[Material shown]:

□ □ □ □ □

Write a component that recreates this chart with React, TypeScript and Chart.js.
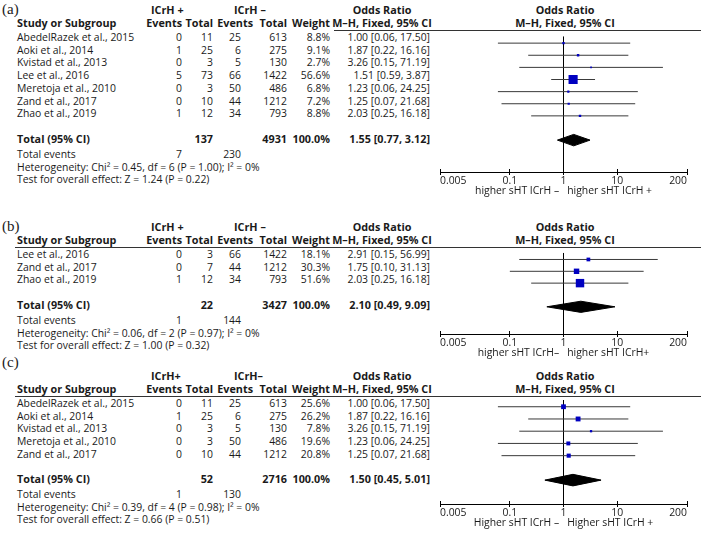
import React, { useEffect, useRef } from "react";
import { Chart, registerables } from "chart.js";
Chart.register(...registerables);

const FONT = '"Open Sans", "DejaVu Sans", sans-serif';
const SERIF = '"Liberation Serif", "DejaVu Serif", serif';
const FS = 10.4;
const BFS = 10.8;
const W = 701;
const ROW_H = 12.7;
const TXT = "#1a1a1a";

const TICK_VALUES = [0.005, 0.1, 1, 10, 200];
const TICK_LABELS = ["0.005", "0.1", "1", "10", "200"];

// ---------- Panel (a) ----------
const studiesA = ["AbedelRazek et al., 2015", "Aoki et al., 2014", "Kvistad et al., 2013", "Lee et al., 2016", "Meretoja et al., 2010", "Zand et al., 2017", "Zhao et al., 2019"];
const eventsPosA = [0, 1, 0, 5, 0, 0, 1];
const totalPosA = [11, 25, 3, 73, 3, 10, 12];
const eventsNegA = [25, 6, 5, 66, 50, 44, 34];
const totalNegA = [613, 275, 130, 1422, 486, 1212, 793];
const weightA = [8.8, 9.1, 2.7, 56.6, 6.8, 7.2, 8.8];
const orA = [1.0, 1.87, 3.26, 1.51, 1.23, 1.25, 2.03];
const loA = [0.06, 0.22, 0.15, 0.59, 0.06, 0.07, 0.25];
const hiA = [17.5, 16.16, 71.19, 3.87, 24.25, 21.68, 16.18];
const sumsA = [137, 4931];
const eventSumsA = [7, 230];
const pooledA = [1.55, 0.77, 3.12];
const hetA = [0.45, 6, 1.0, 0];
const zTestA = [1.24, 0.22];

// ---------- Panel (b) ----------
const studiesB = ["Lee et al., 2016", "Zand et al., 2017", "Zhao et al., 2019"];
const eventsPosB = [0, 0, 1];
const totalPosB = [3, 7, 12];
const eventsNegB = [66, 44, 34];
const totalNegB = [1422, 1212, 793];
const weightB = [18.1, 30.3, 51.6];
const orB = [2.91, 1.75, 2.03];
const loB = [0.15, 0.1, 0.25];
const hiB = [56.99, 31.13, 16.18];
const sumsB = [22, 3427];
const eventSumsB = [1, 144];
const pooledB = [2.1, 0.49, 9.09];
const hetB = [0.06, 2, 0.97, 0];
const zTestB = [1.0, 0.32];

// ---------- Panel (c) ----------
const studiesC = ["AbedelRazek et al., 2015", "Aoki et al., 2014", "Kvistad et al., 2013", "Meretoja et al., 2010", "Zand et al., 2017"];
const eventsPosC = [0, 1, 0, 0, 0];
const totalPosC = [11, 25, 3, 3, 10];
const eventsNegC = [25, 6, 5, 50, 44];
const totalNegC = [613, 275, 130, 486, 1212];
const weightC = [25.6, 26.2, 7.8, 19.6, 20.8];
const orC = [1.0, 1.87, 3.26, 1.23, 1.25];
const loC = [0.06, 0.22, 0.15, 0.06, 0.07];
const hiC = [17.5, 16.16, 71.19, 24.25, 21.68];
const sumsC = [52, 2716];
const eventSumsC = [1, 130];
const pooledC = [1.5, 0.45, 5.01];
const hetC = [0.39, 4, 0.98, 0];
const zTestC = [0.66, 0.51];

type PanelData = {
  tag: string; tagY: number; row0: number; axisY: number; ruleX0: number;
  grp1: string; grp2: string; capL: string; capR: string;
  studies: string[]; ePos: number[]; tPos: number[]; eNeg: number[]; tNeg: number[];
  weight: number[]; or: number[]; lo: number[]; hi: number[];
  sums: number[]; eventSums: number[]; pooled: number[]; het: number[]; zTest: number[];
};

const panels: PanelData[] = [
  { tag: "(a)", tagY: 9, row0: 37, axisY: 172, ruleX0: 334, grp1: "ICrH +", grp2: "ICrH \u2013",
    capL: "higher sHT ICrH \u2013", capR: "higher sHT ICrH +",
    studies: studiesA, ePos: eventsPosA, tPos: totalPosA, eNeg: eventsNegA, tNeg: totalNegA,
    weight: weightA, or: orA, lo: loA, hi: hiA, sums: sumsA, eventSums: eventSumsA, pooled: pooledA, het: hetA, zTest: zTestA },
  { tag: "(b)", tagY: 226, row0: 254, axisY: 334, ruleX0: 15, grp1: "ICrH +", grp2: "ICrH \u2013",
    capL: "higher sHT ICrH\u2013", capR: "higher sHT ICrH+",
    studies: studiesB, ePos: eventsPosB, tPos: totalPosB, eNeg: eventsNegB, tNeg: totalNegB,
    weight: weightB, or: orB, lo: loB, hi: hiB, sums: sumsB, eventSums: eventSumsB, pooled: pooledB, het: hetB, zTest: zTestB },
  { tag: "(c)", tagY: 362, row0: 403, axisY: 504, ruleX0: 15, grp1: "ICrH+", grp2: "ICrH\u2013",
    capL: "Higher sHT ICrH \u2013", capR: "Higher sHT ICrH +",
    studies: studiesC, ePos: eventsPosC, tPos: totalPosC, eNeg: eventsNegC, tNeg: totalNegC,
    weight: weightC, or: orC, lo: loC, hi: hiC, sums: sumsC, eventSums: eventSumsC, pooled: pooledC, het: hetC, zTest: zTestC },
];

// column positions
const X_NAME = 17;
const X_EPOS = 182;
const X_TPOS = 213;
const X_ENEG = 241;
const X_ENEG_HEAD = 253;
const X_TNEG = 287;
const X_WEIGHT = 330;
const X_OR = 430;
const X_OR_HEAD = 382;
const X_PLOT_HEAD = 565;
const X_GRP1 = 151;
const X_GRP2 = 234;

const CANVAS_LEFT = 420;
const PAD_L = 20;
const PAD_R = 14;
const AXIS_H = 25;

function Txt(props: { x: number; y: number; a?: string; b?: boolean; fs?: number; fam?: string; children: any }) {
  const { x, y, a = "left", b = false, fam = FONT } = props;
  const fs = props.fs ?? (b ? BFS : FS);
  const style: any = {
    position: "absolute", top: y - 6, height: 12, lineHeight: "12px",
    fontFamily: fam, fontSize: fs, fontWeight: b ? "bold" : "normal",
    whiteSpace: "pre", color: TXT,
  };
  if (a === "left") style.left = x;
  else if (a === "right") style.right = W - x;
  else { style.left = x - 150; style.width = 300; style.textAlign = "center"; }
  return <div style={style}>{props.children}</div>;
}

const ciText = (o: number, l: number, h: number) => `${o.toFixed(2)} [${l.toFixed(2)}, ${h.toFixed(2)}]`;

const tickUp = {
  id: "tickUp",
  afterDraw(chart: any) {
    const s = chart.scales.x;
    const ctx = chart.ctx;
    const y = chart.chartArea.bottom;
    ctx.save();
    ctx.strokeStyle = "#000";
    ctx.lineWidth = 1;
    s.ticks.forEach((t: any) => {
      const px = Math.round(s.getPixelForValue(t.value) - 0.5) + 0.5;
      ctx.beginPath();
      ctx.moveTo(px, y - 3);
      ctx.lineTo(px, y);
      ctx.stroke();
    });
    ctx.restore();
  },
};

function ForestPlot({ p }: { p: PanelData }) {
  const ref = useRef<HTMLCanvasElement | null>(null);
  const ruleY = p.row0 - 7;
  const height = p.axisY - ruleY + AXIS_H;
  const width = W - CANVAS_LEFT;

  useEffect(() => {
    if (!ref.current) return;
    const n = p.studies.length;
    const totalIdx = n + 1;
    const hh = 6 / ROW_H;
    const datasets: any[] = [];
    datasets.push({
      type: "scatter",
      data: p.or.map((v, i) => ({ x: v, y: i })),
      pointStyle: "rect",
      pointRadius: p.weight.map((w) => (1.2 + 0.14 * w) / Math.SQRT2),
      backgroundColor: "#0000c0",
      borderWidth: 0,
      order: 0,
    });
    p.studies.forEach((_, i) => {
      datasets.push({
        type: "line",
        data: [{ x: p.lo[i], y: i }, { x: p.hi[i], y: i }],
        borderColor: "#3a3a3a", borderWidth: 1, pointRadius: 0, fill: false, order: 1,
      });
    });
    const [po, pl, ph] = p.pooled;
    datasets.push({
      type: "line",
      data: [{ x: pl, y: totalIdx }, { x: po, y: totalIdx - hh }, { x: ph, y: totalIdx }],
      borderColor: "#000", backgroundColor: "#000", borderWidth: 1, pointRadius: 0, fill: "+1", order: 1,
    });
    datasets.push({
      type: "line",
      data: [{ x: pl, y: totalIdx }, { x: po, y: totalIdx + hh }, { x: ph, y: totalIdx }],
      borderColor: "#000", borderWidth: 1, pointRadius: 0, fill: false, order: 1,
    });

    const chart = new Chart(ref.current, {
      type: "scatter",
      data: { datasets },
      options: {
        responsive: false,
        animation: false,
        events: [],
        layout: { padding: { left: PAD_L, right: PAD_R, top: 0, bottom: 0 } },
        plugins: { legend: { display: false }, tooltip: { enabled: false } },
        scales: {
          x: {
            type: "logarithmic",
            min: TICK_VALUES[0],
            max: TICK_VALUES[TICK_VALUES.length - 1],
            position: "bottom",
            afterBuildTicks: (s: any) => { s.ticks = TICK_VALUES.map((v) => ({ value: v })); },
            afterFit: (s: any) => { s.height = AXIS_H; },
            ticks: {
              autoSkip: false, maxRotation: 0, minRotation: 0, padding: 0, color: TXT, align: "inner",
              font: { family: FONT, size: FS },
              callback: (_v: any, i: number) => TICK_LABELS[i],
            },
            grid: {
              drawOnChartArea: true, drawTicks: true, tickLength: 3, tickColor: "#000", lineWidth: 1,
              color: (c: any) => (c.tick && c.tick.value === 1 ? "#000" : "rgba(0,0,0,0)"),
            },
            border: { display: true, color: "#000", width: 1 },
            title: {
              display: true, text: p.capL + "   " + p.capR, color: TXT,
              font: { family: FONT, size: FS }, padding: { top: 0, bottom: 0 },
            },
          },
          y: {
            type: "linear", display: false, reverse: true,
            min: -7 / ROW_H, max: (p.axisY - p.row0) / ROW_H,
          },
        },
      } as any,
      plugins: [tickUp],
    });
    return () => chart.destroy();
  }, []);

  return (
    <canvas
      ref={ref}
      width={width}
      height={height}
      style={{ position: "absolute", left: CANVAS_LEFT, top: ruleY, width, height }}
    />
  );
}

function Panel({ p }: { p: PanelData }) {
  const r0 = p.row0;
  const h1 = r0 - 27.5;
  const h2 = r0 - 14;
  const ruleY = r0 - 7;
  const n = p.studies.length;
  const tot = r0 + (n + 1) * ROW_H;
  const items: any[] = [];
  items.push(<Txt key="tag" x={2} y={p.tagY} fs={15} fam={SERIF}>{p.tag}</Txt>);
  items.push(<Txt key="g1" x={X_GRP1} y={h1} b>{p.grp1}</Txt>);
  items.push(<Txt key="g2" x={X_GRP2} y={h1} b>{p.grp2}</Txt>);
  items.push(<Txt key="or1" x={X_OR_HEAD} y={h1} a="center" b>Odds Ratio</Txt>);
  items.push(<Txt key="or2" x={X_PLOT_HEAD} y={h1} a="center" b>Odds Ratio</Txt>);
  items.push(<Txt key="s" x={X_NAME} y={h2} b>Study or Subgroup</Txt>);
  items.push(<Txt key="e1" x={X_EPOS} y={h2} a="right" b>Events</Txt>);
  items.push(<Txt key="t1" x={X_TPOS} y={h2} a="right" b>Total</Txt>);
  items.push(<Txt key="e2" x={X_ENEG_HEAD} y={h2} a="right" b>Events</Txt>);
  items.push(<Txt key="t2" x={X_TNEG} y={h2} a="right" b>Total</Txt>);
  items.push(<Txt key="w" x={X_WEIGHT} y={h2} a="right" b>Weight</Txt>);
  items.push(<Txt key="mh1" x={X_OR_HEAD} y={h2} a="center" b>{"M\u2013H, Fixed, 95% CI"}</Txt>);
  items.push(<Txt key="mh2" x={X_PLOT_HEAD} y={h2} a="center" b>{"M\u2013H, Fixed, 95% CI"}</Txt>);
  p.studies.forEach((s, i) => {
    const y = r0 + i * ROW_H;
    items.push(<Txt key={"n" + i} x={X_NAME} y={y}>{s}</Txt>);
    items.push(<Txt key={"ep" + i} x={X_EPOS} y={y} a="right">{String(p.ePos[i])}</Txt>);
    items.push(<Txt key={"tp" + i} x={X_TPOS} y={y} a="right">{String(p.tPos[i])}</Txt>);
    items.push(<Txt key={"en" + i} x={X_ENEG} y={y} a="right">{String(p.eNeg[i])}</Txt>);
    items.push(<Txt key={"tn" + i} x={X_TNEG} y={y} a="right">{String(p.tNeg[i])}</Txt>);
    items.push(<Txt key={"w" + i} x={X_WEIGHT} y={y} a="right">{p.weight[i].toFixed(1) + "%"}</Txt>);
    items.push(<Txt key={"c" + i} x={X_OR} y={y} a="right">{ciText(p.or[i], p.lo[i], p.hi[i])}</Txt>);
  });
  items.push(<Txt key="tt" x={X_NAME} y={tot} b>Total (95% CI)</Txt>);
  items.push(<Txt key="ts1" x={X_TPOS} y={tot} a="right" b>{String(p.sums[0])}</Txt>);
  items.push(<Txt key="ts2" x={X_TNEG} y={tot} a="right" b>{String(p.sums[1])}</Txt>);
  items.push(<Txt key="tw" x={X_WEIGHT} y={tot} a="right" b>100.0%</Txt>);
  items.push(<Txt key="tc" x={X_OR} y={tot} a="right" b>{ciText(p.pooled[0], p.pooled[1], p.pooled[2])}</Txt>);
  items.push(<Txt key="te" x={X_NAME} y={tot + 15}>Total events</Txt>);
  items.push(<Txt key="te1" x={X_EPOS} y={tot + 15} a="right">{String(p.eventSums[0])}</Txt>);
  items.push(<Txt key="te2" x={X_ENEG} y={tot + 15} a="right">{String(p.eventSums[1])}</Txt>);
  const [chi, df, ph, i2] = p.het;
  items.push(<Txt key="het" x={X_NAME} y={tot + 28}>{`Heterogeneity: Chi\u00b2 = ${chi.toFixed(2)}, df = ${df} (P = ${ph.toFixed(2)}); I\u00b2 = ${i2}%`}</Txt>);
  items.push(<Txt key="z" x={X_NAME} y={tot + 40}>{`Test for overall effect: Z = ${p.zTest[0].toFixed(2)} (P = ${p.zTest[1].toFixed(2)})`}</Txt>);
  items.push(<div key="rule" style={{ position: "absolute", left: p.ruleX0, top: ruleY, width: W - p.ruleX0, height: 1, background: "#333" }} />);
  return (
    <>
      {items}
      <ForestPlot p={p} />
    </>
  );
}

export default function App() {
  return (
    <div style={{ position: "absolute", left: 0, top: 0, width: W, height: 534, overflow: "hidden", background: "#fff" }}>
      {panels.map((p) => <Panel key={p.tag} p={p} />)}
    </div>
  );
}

□ □ □ □ □

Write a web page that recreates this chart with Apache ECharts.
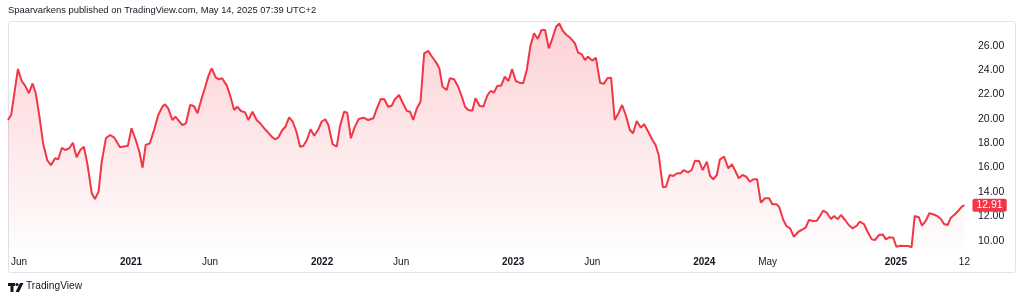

□ □ □ □ □

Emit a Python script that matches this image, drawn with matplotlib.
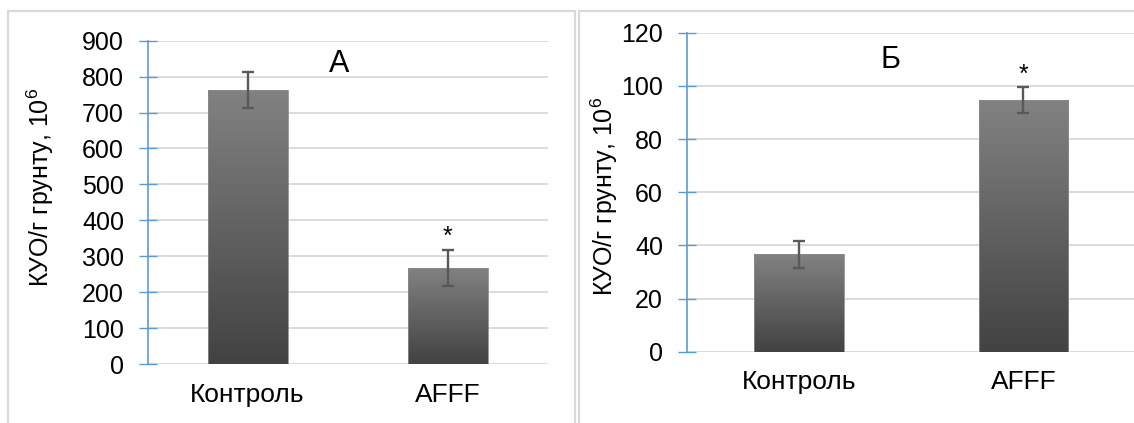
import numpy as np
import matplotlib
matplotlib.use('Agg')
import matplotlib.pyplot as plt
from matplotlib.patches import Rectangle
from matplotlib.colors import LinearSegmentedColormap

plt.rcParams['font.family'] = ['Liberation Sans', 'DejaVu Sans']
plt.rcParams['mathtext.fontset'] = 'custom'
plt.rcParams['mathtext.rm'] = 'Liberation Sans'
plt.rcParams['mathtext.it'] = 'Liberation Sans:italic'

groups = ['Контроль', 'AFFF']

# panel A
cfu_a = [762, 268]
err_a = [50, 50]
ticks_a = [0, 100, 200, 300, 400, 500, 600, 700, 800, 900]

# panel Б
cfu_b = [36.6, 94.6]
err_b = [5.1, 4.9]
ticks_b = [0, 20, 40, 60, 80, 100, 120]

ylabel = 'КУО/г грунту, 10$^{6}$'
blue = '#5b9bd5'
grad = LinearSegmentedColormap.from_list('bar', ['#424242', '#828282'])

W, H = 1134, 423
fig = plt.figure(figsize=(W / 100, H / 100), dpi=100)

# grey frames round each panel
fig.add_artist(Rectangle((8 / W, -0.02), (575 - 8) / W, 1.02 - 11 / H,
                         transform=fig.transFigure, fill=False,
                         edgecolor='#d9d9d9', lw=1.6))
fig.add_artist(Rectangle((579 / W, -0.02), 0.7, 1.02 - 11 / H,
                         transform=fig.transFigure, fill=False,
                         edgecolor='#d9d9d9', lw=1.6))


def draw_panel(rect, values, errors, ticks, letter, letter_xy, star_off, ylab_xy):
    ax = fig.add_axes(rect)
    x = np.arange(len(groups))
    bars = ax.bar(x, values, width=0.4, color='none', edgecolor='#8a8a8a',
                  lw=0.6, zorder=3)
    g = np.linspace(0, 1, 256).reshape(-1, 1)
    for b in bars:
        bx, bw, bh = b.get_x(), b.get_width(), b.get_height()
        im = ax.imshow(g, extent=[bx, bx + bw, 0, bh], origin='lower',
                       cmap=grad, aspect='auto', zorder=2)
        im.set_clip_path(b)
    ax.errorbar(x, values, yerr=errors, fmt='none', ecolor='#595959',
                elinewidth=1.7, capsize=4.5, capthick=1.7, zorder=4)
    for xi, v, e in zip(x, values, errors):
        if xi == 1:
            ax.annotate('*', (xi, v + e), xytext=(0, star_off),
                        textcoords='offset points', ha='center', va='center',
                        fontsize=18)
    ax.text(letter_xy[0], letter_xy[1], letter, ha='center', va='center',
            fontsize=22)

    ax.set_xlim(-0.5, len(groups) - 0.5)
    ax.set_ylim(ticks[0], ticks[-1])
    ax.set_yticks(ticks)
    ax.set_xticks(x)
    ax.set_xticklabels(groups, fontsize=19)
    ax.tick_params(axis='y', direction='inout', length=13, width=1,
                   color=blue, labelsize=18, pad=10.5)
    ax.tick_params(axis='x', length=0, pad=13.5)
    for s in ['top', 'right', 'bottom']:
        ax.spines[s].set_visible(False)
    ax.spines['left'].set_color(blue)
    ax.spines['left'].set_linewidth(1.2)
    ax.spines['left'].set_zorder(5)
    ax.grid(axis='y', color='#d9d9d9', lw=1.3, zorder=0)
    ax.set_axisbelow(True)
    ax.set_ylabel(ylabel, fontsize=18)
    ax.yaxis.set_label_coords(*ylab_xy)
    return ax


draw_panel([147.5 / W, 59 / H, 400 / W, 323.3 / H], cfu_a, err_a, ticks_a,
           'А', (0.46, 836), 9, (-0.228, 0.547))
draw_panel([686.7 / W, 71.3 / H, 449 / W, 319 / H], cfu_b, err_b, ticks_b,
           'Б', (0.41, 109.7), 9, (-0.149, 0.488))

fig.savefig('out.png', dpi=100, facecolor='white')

□ □ □ □ □

[Required work]: Above are some records; extract exactly the lines from the one containing "Emit a Python" through the one containing "from matplotlib.colors import" and drop the pictures.

[The completed task]:
Emit a Python script that matches this image, drawn with matplotlib.
import numpy as np
import matplotlib
matplotlib.use('Agg')
import matplotlib.pyplot as plt
from matplotlib.patches import Rectangle
from matplotlib.colors import LinearSegmentedColormap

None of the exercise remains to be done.